В тот период я часто задавал себе вопрос: за какой грех я несу эту тяжкую кару; вот уже год, как терплю эту невыносимую муку, которой нет конца? Ответ был прост: за собственную самонадеянность, за то, что зарвался и решил, что смогу экранизировать и воплотить то, что экранизации неподвластно, что воплощению, разыгрыванию в лицах не подлежит. Я спутал романтическую драму Лермонтова «Маскарад» и написанную все-таки для сцены поэму Гете «Фауст», которые у меня хоть как-то получились в качестве телеспектакля, с прозой Пушкина. Вот и все.
Каждый раз, когда я смотрел подобранный в монтаже материал, я приходил в ужас, и чем больше становилось этого материала, тем ужас мой возрастал. Я видел, чувствовал неорганичность, бессвязность снимаемого мною фильма. Скука, дурной вкус, пошлость и глупость возникали под моими руками. И я был бессилен что-либо изменить! И когда я задумывался над дальнейшими сценами, которые еще только предстояло снимать, — а их ох как много! — я приходил в отчаяние, так как понимал, что и дальше будет происходить то же самое.
Когда-то я понял, что кино — это умение рассказать историю: в пластике, в монтаже, в музыкальных переходах, в сочленениях сложить кинокартину. Одно должно органично вытекать из другого — пусть парадоксально, разнообразно, но не эклектично. Если кадры, сцены начинают драться друг с другом, поставленные рядом, дело ох как плохо. Каждая сцена в отдельности может быть по-своему недурна и даже нравиться в материале, но если она по смыслу, а главное, по стилю неорганична по отношению к предыдущей, последующей, — тогда в будущем фильме начнется распад.
Я вновь и вновь возвращался к мысли о порочности моего сценария и замысла как такового. Что же меня загипнотизировало в «Пиковой даме» и завело так далеко? Красота и загадочность самой вещи, магия прозы, характеры, лишь намеченные Пушкиным, проблема? Наверное, все вместе. И тогда я возмечтал увидеть это на экране. Воплотить то, что на экране воплотить нельзя. Во всяком случае, мне это явно не дано. И я снова и снова пытался разобраться — в себе. Я думал, неужели настанет такой день и час, когда я буду уже отдален от этой кошмарной истории временем и правом ощущать себя нормальным и полноценным человеком?! Как мне хотелось верить в это! Каким несбыточным мне это представлялось в мае 87-года.
В голове крутилось: «Я пропал, как зверь в загоне, где-то люди, воля, свет, а за мною шум погони, мне теперь исхода нет». Где-то люди, воля, свет…

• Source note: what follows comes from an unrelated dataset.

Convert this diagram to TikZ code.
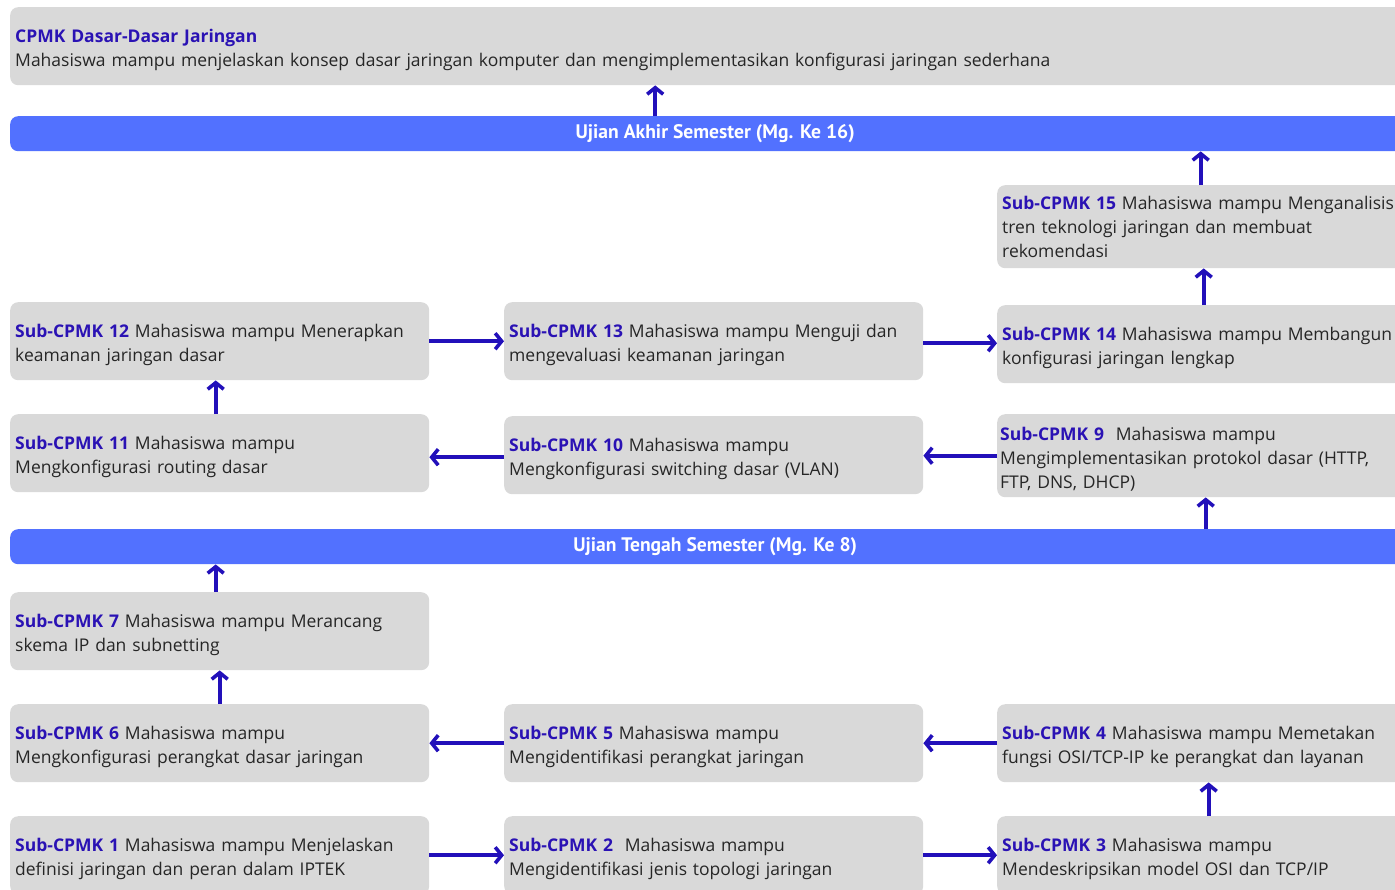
\documentclass[tikz,border=0pt]{standalone}
\usepackage{fontspec}
\setmainfont{Open Sans}
\newfontfamily\barfont{PT Sans}
\usetikzlibrary{arrows.meta}
\definecolor{boxgray}{HTML}{D9D9D9}
\definecolor{barblue}{HTML}{5271FF}
\definecolor{ttlblue}{HTML}{2A12B4}
\definecolor{arrblue}{HTML}{2210BA}
\newcommand{\ttl}[1]{\textcolor{ttlblue}{\textbf{#1}}}
\tikzset{
  box/.style={fill=boxgray, rounded corners=8pt, anchor=north west, align=left,
    inner xsep=5pt, inner ysep=0pt, text width=409pt, minimum height=78pt,
    font=\fontsize{17.5pt}{24pt}\selectfont, text=black!85,
    execute at begin node={\rule{0pt}{20pt}}},
  rbox/.style={box, text width=413pt},
  semester/.style={fill=barblue, rounded corners=8pt, anchor=north west, minimum width=1410pt,
    minimum height=35pt, inner sep=0pt, text=white, font=\barfont\bfseries\fontsize{19.6pt}{21pt}\selectfont},
  arr/.style={draw=arrblue, line width=3.6pt, -{Straight Barb[length=6.5pt,width=16pt]}},
}
\begin{document}
\begin{tikzpicture}[x=1pt,y=-1pt]
\useasboundingbox (0,0) rectangle (1395,889);
\clip (0,0) rectangle (1395,889);
% top
\node[box, text width=1400pt] (cpmk) at (10,7) {\ttl{CPMK Dasar-Dasar Jaringan}\\Mahasiswa mampu menjelaskan konsep dasar jaringan komputer dan mengimplementasikan konfigurasi jaringan sederhana};
\node[semester] (uas) at (10,116) {Ujian Akhir Semester (Mg. Ke 16)};
\node[rbox, minimum height=83pt] (s15) at (997,185) {\ttl{Sub-CPMK 15} Mahasiswa mampu Menganalisis\\tren teknologi jaringan dan membuat\\rekomendasi\rule[-6pt]{0pt}{6pt}};
\node[rbox] (s14) at (997,305) {\ttl{Sub-CPMK 14} Mahasiswa mampu Membangun\\konfigurasi jaringan lengkap};
\node[box] (s12) at (10,302) {\ttl{Sub-CPMK 12} Mahasiswa mampu Menerapkan\\keamanan jaringan dasar};
\node[box] (s13) at (504,302) {\ttl{Sub-CPMK 13} Mahasiswa mampu Menguji dan\\mengevaluasi keamanan jaringan};
\node[box] (s11) at (10,414) {\ttl{Sub-CPMK 11} Mahasiswa mampu\\Mengkonfigurasi routing dasar};
\node[box] (s10) at (504,416) {\ttl{Sub-CPMK 10} Mahasiswa mampu\\Mengkonfigurasi switching dasar (VLAN)};
\node[rbox, minimum height=83pt, inner xsep=3pt, text width=417pt] (s9) at (997,414) {\ttl{Sub-CPMK 9}\ \ Mahasiswa mampu\\Mengimplementasikan protokol dasar (HTTP,\\FTP, DNS, DHCP)};
\node[semester] (uts) at (10,529) {Ujian Tengah Semester (Mg. Ke 8)};
\node[box] (s7) at (10,592) {\ttl{Sub-CPMK 7} Mahasiswa mampu Merancang\\skema IP dan subnetting};
\node[box] (s6) at (10,704) {\ttl{Sub-CPMK 6} Mahasiswa mampu\\Mengkonfigurasi perangkat dasar jaringan};
\node[box] (s5) at (504,704) {\ttl{Sub-CPMK 5} Mahasiswa mampu\\Mengidentifikasi perangkat jaringan};
\node[rbox] (s4) at (997,704) {\ttl{Sub-CPMK 4} Mahasiswa mampu Memetakan\\fungsi OSI/TCP-IP ke perangkat dan layanan};
\node[box] (s1) at (10,816) {\ttl{Sub-CPMK 1} Mahasiswa mampu Menjelaskan\\definisi jaringan dan peran dalam IPTEK};
\node[box] (s2) at (504,816) {\ttl{Sub-CPMK 2}\ \ Mahasiswa mampu\\Mengidentifikasi jenis topologi jaringan};
\node[rbox] (s3) at (997,816) {\ttl{Sub-CPMK 3} Mahasiswa mampu\\Mendeskripsikan model OSI dan TCP/IP};
% arrows
\draw[arr] (s1.east) -- (s2.west);
\draw[arr] (s2.east) -- (s3.west);
\draw[arr] (s3.north) -- (s4.south);
\draw[arr] (s4.west) -- (s5.east);
\draw[arr] (s5.west) -- (s6.east);
\draw[arr] (s6.north) -- (s7.south);
\draw[arr] ([xshift=-4pt]s7.north) -- ([xshift=-4pt]s7.north |- uts.south);
\draw[arr] ([xshift=-3pt]s9.south |- uts.north) -- ([xshift=-3pt]s9.south);
\draw[arr] (s9.west) -- (s9.west -| s10.east);
\draw[arr] ([yshift=-2pt]s10.west) -- ([yshift=-2pt]s10.west -| s11.east);
\draw[arr] (s12.east) -- (s13.west);
\draw[arr] ([yshift=-2pt]s13.east) -- ([yshift=-2pt]s13.east -| s14.west);
\draw[arr] ([xshift=-4pt]s11.north) -- ([xshift=-4pt]s12.south);
\draw[arr] ([xshift=-5pt]s14.north) -- ([xshift=-5pt]s15.south);
\draw[arr] ([xshift=-8pt]s15.north) -- ([xshift=-8pt]s15.north |- uas.south);
\draw[arr] ([xshift=-60pt]uas.north) -- ([xshift=-60pt]cpmk.south);
\end{tikzpicture}
\end{document}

И еще: что такое Германн в моем фильме, что это за история? Это история одного греха. Его завело. Его попутал бес. Что, разве Германн просто плохой человек или однозначный, элементарный немец-шизофреник? Или примитивный добытчик состояния, который в жажде верного обогащения, чтобы узнать верные карты, пошел на преступление? Немец-германок, технарь, человек-машина? Или игрок? Скорее, фаталист. Все это верно лишь отчасти. Но для меня главное было в другом. Очевидно, есть в нем что-то близкое мне самому. Иначе бы я не мечтал так долго осуществить эту безумную затею.
Кажется, Лотман сказал, что Германн готов любой ценой выломаться из уготованного однообразия течения жизни, из монотонности существования. Я представил себе, как немец-отец учит его с детства: «Сын, запомни: расчет, умеренность и трудолюбие! Это панацея ото всех бед. Это и моя, и твоя судьба в Петербурге, в России. Я так жил, и ты живи так же. Я оставлю тебе маленький капитал в 47 тысяч; нажил я его честным кропотливым трудом — иного пути нет и для тебя, сынок. Приумножай его и живи, как я, как все нам с тобой подобные люди». Поэтому Германн и внушает себе: расчет, умеренность и трудолюбие, расчет, умеренность и трудолюбие; но душа его, необузданное воображение, страстность его натуры не могут с этим смириться. И он поддается искушению, он бросает вызов судьбе и заходит далеко — ох как далеко! Он готов, готов! взять на душу чужой грех, пусть этот грех связан даже с дьявольским договором, с пагубою вечного блаженства души.